What happened between Max and I.
So for those of you who don’t know, Max is no longer apart of The Creatures. This wasn’t a decision that was made lightly, easily, or with any sort of glee.
There were no nefarious motives or strong-arming. We took it to a vote, a majority (not just Koots and I as people seem to be suggesting) decided that Max was no longer going to be a Creature.
A year ago Max was my best friend. We talked everyday when I would get home from work. I pretty much only recorded videos with him. He’s crazy talented at what he does, he has a good sense of humor, we share so many of the same interests. If I was into men, I probably would’ve proposed to him at some point a year ago.
We had a connection. All we talked about (even before we thought to take the Creatures and do something more with the group) was how awesome it would be to live together and make videos together, hangout, and just sit around watching Star Trek all day. And then we actually moved into the same house. It was fun and exciting, but as time went on and we were all hanging out downstairs watching movies and such, Max began to participate in that less and less. It came to the point where he was just around when we were doing something for the Hub and nothing more. He hardly ever hung out after hanging out with him daily on Skype before and that hurt. It became harder and harder to talk or interact with him.
Eventually we all sat down and talked about it. I opened up and told him everything I felt. He knew that I had been acting differently around him, most of us were and it didn’t make him feel good. So we talked it out and things felt better. I could talk to him again and it wasn’t awkward. He was around more, it was great.
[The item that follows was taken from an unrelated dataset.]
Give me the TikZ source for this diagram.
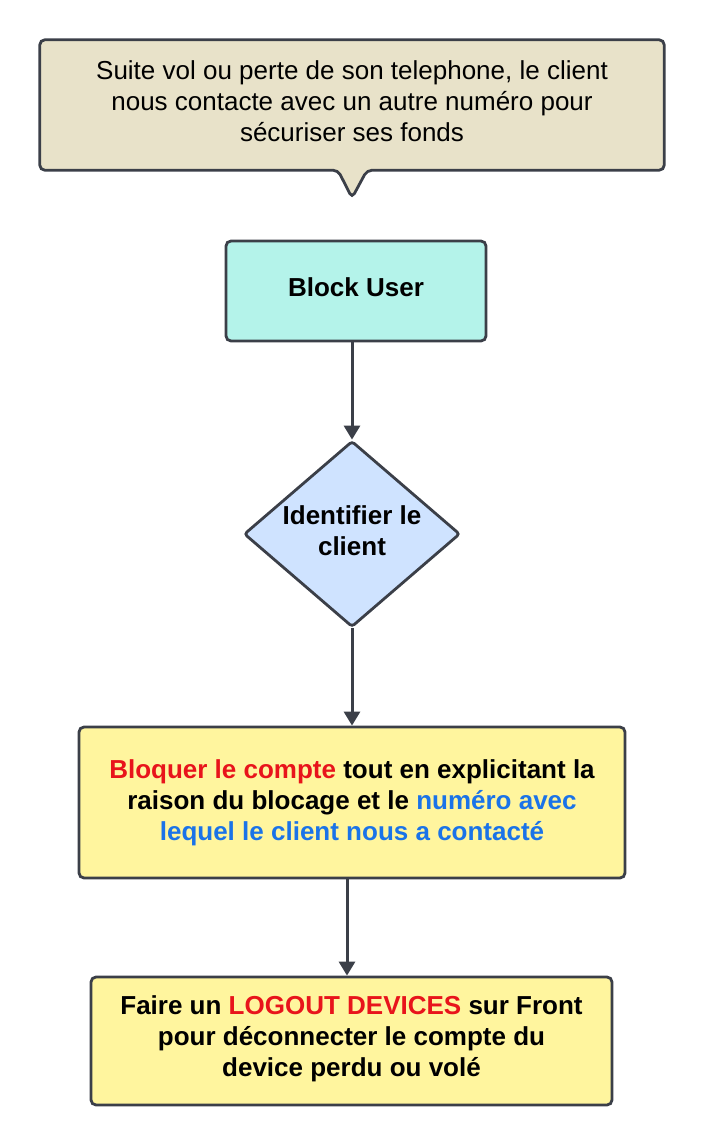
\documentclass[tikz,border=0pt]{standalone}
\usepackage{fontspec}
\setmainfont{Liberation Sans}
\usetikzlibrary{shapes.geometric,arrows.meta}
\definecolor{edge}{HTML}{3B3F48}
\definecolor{beige}{HTML}{E8E2C9}
\definecolor{teal}{HTML}{B4F3EA}
\definecolor{lblue}{HTML}{CFE3FF}
\definecolor{lyellow}{HTML}{FFF59E}
\definecolor{tred}{HTML}{E8141B}
\definecolor{tblue}{HTML}{1A73E8}
\tikzset{
  box/.style={draw=edge, line width=2.8pt, rounded corners=5pt, inner sep=0pt},
  txt/.style={align=center, inner sep=0pt, font=\fontsize{26}{31}\selectfont\bfseries},
  dec/.style={draw=edge, line width=2.8pt, rounded corners=3pt, shape=diamond,
    fill=lblue, inner sep=0pt},
  conn/.style={draw=edge, line width=3pt, -{Triangle[width=16pt,length=14pt]}}
}
\begin{document}
\begin{tikzpicture}[x=1pt,y=-1pt]
\useasboundingbox (0,0) rectangle (705,1146);
% callout
\node[minimum width=624pt, minimum height=130pt, inner sep=0pt] (c) at (352,105) {};
\coordinate (tip) at (352,198);
\draw[draw=edge, line width=2.8pt, fill=beige, rounded corners=5pt]
  (c.north west) -- (c.north east) -- (c.south east)
  -- ([xshift=15pt]c.south) -- (tip) -- ([xshift=-14pt]c.south)
  -- (c.south west) -- cycle;
\node[align=center, inner sep=0pt, font=\fontsize{26}{31}\selectfont] (ct) at ([yshift=4pt]c)
  {Suite vol ou perte de son telephone, le client\\nous contacte avec un autre numéro pour\\sécuriser ses fonds};

% Block User
\node[box, fill=teal, minimum width=260pt, minimum height=100pt] (b1) at (356,291) {};
\node[txt] (b1t) at ([yshift=4pt]b1) {Block User};

% decision
\node[dec, minimum width=216pt, minimum height=186pt] (d) at (352,534) {};
\node[txt] (dt) at ([yshift=3pt]d) {Identifier le\\client};

% block 3
\node[box, fill=lyellow, minimum width=546pt, minimum height=151pt] (b3) at (352,802.5) {};
\node[txt] (b3t) at (b3)
  {\textcolor{tred}{Bloquer le compte} tout en explicitant la\\
   raison du blocage et le \textcolor{tblue}{numéro avec}\\
   \textcolor{tblue}{lequel le client nous a contacté}};

% block 4
\node[box, fill=lyellow, minimum width=521pt, minimum height=128pt] (b4) at (351.5,1041) {};
\node[txt] (b4t) at ([yshift=2pt]b4)
  {Faire un \textcolor{tred}{LOGOUT DEVICES} sur Front\\
   pour déconnecter le compte du\\
   device perdu ou volé};

\draw[conn] ([xshift=-4pt]b1.south) -- (d.north);
\draw[conn] (d.south) -- (b3.north);
\draw[conn] ([xshift=-5pt]b3.south) -- ([xshift=-4.5pt]b4.north);
\end{tikzpicture}
\end{document}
He eventually moved out and as time went on he was at the house less and less. To the point where when we spontaneously decided to do something or film something random, he wasn’t around. He was around for things like some streams, creature talk, shorts. But, he was there for that and then he was gone. I eventually got fed up with it and irritated. I talked to him about our friendship for the last time and said that I was done. Him and I weren’t friends anymore. I tried to reach out and continually nothing would change. So why would I continue to try? I was tired of making the effort when it wouldn’t change anything.
This was all 4 or 5 months ago. Now when people have a falling out with someone they were good friends with, they can simply ignore them. Or walk away. But, I couldn’t do that because we work together. I’ve sat and acted like everything was alright, like Max and I got along. Whenever he would talk to me, I’d reply, I’d chuckle, but he was the last person I would want to talk to. Working like that for month after month isn’t tolerable. I felt like I couldn’t be myself fully when I was around him.
When it came down to it, I couldn’t take doing that anymore. I brought it to the group and everyone made their decision. It wasn’t all personal and it wasn’t all business. Our business is being stupid and playing video games, and watching movies, and generally being stupid. We hardly take anything seriously, I hardly take anything seriously. I pride myself on that.
We aren’t sitting in the shadows counting money and planning the next person to kick out of the group. Money isn’t a factor in this. We have legitimate reasons for the decisions we’ve made up to this point. Not everyone may agree with our decisions, but it’s our choice to make. I went in the talk with Max being completely honest about everything. We all did, and that’s why Koots and I are getting the finger pointed at because we were both the ones who mostly directly work with Max and we reached a boiling point where we had to make a decision.
I knew my decision wouldn’t be popular. I knew I’d get hate, death-threats, people unsubscribing in droves as has been happening. But, that doesn’t matter to me. If someone doesn’t want to watch my content because of a decision I made, I can’t help that. All I can do is make a decision that will make things easier in the long run. When working together on a project for the Hub, I don’t have to pretend everything’s alright with me when it isn’t. I can have fun with my friends and be dumb. And the people who want to still watch my videos can watch my videos. Because, this is what I’m passionate about. Entertaining people, satisfying my creativity, interacting with you guys. This is what I love to do. Anyone who suggests money was a motive behind all this is wrong. I’m not happy things had to get so serious, but they did.
So, hopefully this explains a bit for you guys.